Все, что тогда происходило в городе, многократно описывалось. Огромное количество людей у Мариинского дворца. Туда был свободный проход, не то что сейчас. Люди забегали туда, организовывались в какие-то отряды самообороны, думали строить какие-то баррикады вокруг, чтобы помешать подъезду военной техники, которая, по слухам, двигалась по направлению к городу. Она действительно двигалась. Но не дошла.
Смешно было бы пытаться остановить военную технику какими-то подобиями баррикад, сооруженными из ближайших скамеек, урн и чего-то еще. Если бы техника дошла, думаю, события приняли бы другой оборот.
Но совершенно очевидно, что военные люди тоже не хотели жить, как прежде, не имея ответа на вопрос, как надо жить. ГКЧП и те, кто попытался организовать эту контрреволюцию, — у них не было воли. Это их и сгубило. У них не было ни воли, ни четкого плана действий.
Я бы отметил главное — то, что объединяло очень многих людей в те дни. Они перестали бояться. У них пропал страх, свойственный поколениям советских людей, и тот страх, который впитывался с материнским молоком. Люди в одночасье перестали бояться. Можно вспомнить митинг на Дворцовой — невиданный ни до, ни после. На нем было, может, 100 тысяч, а может, и больше — была заполнена вся площадь. Там выступал Собчак, председатель Ленсовета Беляев, другие люди с импровизированной трибуны — грузовика, который стоял прямо возле Эрмитажа. Огромное количество людей, переставших бояться, пришли на эту площадь. Они приходили до этого к Ленсовету или к Белому дому. Не в защиту Ленсовета или Белого дома. Ленсовет был странным образованием, как и Верховный совет. Хотя и действительно выбранным. В отличие от выборов, которые были потом. Ну, может, не считая выборов 93-го и 95-го годов. Дальше выборы приобретали все более и более контролируемый характер и пришли к тому, что мы имеем сейчас. Тогда это был действительно выборный орган, несмотря на все свои странности и особенности.
Мечты многих людей о лучшей жизни не сбылись, но это не вина этих людей. Это вина тех, кто оказался у власти и, по большому счету, использовал ее в своих интересах.
Я уверен, что, если бы к этим людям кто-то вышел и цыкнул, они бы не разбежались. Было отчетливо понятно, что люди перестали бояться. А это очень важно. Они чувствовали за собой моральное право и моральные силы. Зачастую это оказывается сильнее оружия. Поэтому не думаю, что если бы пришел сержант, десять сержантов или сто, то тысяча людей у Мариинского дворца бы разбежались и все бы успокоились — нет.

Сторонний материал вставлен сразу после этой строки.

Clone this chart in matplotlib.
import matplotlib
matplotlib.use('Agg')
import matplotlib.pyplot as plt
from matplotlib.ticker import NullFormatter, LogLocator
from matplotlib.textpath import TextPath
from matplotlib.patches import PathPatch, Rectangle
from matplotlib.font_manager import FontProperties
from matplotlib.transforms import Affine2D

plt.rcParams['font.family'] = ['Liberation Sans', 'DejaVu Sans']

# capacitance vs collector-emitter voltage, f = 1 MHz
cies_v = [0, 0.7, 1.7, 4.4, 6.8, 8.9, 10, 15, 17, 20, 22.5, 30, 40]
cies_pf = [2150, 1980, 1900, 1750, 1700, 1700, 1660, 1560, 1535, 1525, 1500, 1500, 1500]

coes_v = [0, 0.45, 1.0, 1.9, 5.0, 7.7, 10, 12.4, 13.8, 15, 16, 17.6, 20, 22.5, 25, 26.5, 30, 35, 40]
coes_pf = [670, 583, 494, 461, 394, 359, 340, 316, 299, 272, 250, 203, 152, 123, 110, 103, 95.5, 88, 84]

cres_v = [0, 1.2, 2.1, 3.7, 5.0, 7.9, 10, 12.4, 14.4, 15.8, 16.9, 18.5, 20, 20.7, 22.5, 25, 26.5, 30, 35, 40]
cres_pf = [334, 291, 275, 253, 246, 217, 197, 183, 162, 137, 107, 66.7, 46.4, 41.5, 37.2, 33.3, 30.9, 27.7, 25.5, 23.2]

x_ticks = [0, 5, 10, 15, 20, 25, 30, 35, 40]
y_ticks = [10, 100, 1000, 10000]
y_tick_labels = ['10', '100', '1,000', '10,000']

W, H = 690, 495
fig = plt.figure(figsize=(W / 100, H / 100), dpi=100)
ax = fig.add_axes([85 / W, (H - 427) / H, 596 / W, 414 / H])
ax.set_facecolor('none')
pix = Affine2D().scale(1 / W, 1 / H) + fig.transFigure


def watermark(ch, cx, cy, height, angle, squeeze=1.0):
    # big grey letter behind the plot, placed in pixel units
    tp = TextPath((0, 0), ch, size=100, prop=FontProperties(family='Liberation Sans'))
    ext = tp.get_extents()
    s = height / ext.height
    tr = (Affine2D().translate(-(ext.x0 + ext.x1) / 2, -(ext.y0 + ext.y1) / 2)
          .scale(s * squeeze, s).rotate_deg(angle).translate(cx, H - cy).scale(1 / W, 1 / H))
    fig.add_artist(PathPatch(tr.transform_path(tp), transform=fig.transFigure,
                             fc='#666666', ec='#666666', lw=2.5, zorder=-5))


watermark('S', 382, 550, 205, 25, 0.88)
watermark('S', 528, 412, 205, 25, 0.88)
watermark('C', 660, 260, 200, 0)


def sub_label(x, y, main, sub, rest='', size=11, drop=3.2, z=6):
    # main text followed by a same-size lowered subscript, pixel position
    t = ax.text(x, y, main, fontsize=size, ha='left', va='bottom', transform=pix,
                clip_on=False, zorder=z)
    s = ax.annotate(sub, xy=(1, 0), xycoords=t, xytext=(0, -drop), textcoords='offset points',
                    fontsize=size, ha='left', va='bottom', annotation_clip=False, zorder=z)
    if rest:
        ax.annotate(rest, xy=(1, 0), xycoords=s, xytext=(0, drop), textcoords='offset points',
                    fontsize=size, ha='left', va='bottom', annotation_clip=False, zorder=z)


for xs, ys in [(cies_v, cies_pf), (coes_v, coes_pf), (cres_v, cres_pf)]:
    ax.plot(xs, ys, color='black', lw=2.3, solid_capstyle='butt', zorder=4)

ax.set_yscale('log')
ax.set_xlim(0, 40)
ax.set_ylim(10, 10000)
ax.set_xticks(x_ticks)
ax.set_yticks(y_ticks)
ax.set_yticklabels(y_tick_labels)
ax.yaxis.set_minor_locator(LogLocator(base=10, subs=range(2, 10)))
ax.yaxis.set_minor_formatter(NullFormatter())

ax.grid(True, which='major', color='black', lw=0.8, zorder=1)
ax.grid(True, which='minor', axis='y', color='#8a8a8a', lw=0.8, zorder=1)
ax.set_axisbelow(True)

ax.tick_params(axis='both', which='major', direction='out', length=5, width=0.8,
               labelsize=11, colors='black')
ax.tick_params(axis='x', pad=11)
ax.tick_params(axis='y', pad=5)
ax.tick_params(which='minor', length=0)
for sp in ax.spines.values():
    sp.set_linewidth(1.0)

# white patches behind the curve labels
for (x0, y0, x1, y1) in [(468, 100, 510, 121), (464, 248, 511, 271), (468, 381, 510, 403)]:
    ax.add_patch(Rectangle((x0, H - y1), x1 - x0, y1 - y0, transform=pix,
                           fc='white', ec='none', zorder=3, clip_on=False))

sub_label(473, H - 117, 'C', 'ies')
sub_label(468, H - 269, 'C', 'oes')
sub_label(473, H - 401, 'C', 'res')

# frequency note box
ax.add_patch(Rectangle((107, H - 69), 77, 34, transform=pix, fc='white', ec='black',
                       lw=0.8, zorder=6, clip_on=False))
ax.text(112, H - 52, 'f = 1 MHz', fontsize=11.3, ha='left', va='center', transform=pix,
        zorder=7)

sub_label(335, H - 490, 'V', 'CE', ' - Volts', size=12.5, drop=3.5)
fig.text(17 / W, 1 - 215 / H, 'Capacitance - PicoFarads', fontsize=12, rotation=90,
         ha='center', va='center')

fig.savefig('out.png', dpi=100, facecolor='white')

По крайней мере, разговоры о том, чтобы всерьез воевать с силовыми структурами, шли. Потому что были люди, имевшие определенный опыт, например, в ходе событий в Вильнюсе января 1991 года. Они защищали там здание литовского Сейма. Были люди из, как это теперь принято говорить, братвы, которые были готовы выступить против прежнего режима. Ходили слухи о том, что есть люди с оружием. Хотя я думаю, что если они и были, то их было абсолютное меньшинство. Главное для людей было — их моральная сила, превосходство. Они не хотели больше унижаться, стоять в очередях.
Мало кто думал, что изменится завтра. Осмыслить происходящее тогда не хватило ни времени, ни сил. Не хватило моральных авторитетов в стране. Моральных лидеров, которые могли бы выступить неким камертоном. А роль прессы начала быстро — в течение пары-тройки лет — сходить на нет. Мы не умели жить в новых условиях, в рынке. Никто не понимал, кроме нарождающихся коммерсантов, как зарабатывать деньги.
Мне в тот момент казалось, что страх больше не вернется. Теперь я понимаю, что я ошибался. Но история нашей страны циклична. И в России надо жить долго. Поэтому я бы не стал говорить о поражении тех идей, к которым люди шли тогда.
Уже 21-го числа было абсолютно очевидно, что мы победили. Тогда же корреспондент «Смены» Георгий Урушадзе сумел дозвониться до Горбачева в Форосе. Стал первым, кому удалось поговорить с ним извне в те дни. После этого стало понятно, что на этом все.
Честно говоря, стало понятно, что и той страны, в которой мы жили, уже нет. Союзный договор, который готовил Горбачев, оказался уже никому не интересен. Республики одна за другой стали объявлять о своем суверенитете. И последующие беловежские соглашения стали лишь закреплением той константы, которая уже сложилась.